Gospel seeds planted in Korean hearts are bearing new fruit in Wales

(AP)
South Korean Christians pray during a service at a church in Seoul, South Korea

I am no social media geek but I am willing to admit that I do enjoy my casual ramblings around Facebook. It's good to see what my friends are doing and if I'm honest the photographs can prove useful too: they help me recognise them on the occasions we are able to meet up!

And just every now and again I stumble across a comment that really leaps out at me. I came across one such aside the other day when an old friend wrote: "God's work done in God's way and in God's time will never fail to reap God's reward."

I guess I was particularly drawn to the latter half of his sentence because just prior to that I had just been thinking about the way the Lord is currently demonstrating His faithfulness to us here in Wales.

Wales was once known as the land of revival. Indeed the last national revival within the United Kingdom was the Welsh revival of 1904-5. Given this heritage, and the fact that Wales had in any event regularly experienced revival during the 18th and 19th centuries one might suppose that, despite general 20th century decline, Wales would be faring better than most. But nothing could be further from the truth. The latest census figures are far from encouraging. In fact the well-known atheist Richard Dawkins has congratulated the people of Wales for being "ahead of the rest of the UK" in showing a decline in religious belief.

But it's not all doom and gloom because once again the Lord is ensuring that "what goes round comes round". In fact the Christian scene in Wales is benefiting from the gratitude of believers in Asia to the extent that the churches in Wales will be benefiting from their generosity for decades to come.

And history holds the key to it all. In 2012, the 60,000 strong SaRang Community Church in Seoul, South Korea forged a partnership with the Wales Evangelical School of Theology (WEST) in Bridgend. Until last year, SaRang had missionary bases all over the world, except in Europe. WEST is now its gateway and operations base for outreach into this continent. This investment will result in substantial scholarships to students and also a fund to develop church planting in the valleys of South Wales. This initiative, called Valleys Commandos, will create new expressions for the gospel in some of the most socially and spiritually deprived areas in Europe.

The reason cited for this generous donation is rooted in the Korean conviction that they owe their Christian heritage to the courage and devotion of a young missionary from Monmouthshire named Robert Jermain Thomas. Decades later, in 1907, Korean Christians were profoundly influenced by the Welsh Revival of 1904/5 too.

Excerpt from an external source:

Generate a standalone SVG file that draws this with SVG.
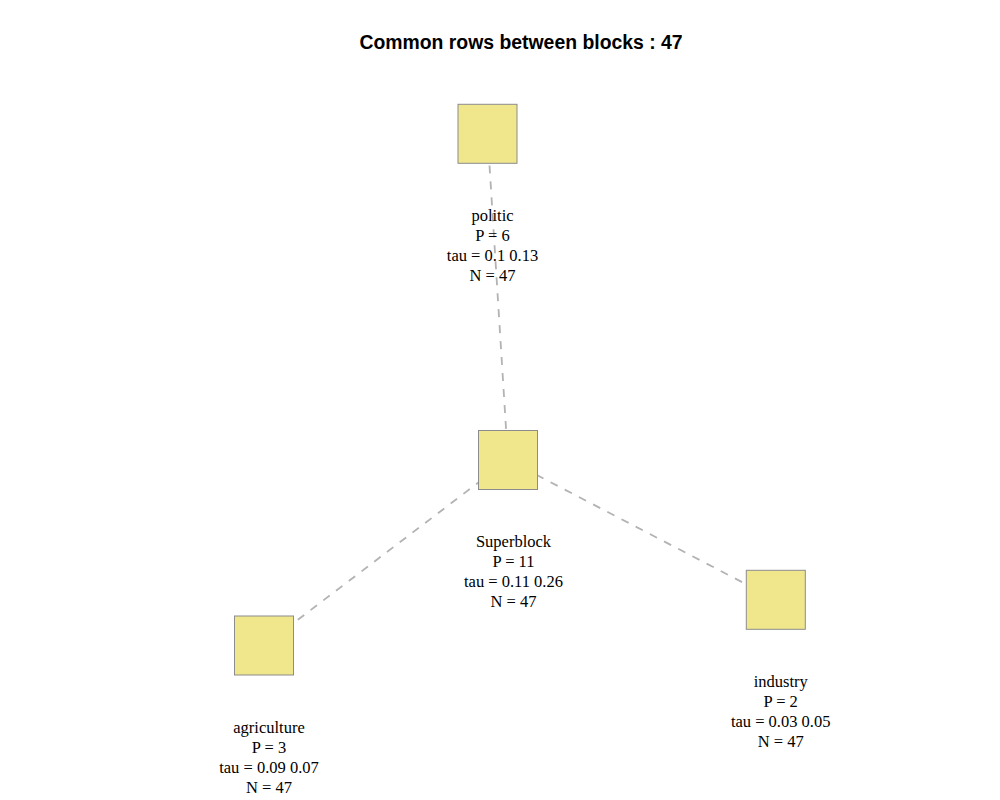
<svg xmlns="http://www.w3.org/2000/svg" width="1000" height="800" viewBox="0 0 1000 800">
<style>
.node rect{fill:#f0e68c;stroke:#8c8c8c;stroke-width:1}
.lbl{font-family:"Liberation Serif","Times New Roman",serif;font-size:16.5px;fill:#000;text-anchor:middle}
.edge{stroke:#b3b3b3;stroke-width:1.8;stroke-dasharray:8 8;fill:none}
.title{font-family:"Liberation Sans",Arial,sans-serif;font-size:19.4px;font-weight:bold;text-anchor:middle;fill:#000}
</style>
<rect width="1000" height="800" fill="#fff"/>
<text class="title" x="521" y="49">Common rows between blocks : 47</text>
<g id="connectors">
<line class="edge" x1="487.5" y1="133.5" x2="508" y2="460"/>
<line class="edge" x1="508" y1="460" x2="264" y2="645.5"/>
<line class="edge" x1="508" y1="460" x2="775.8" y2="599.7"/>
</g>
<g id="politic" class="node">
<rect x="458" y="104.3" width="59" height="59"/>
<text class="lbl" x="492.5" y="221">politic</text>
<text class="lbl" x="492.5" y="241">P = 6</text>
<text class="lbl" x="492.5" y="261">tau = 0.1 0.13</text>
<text class="lbl" x="492.5" y="281">N = 47</text>
</g>
<g id="superblock" class="node">
<rect x="478.5" y="430.5" width="59" height="59"/>
<text class="lbl" x="513.5" y="547">Superblock</text>
<text class="lbl" x="513.5" y="567">P = 11</text>
<text class="lbl" x="513.5" y="587">tau = 0.11 0.26</text>
<text class="lbl" x="513.5" y="607">N = 47</text>
</g>
<g id="agriculture" class="node">
<rect x="234.5" y="616" width="59" height="59"/>
<text class="lbl" x="269" y="733">agriculture</text>
<text class="lbl" x="269" y="753">P = 3</text>
<text class="lbl" x="269" y="773">tau = 0.09 0.07</text>
<text class="lbl" x="269" y="793">N = 47</text>
</g>
<g id="industry" class="node">
<rect x="746.3" y="570.3" width="59" height="59"/>
<text class="lbl" x="780.7" y="687">industry</text>
<text class="lbl" x="780.7" y="707">P = 2</text>
<text class="lbl" x="780.7" y="727">tau = 0.03 0.05</text>
<text class="lbl" x="780.7" y="747">N = 47</text>
</g>
</svg>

Similarly, in yet another intriguing partnership the former Bible College of Wales has been purchased by Pastor Yanh Took Yoong, founder of the Cornerstone network of churches in South Asia. This Pentecostal leader believes the outpourings in Wales and then in Azusa Street are foundational to his spiritual journey.

During a visit to Wales in 2011 while visiting the site of the now redundant Bible college in Swansea he sensed God telling him to purchase it. The site has been bought for £3million and a further £2million will need to be spent on refurbishing the property which is expected to host a church plant, a training academy and a place of intercession.

Some time ago Professor Dawkins waxed lyrical on BBC Radio Wales telling his audience that the research commissioned by his foundation meant that the outlook for Christianity in the UK was "even more pessimistic" than the latest census data suggested. I have a feeling that he's the deluded one – as far as Wales is concerned at least.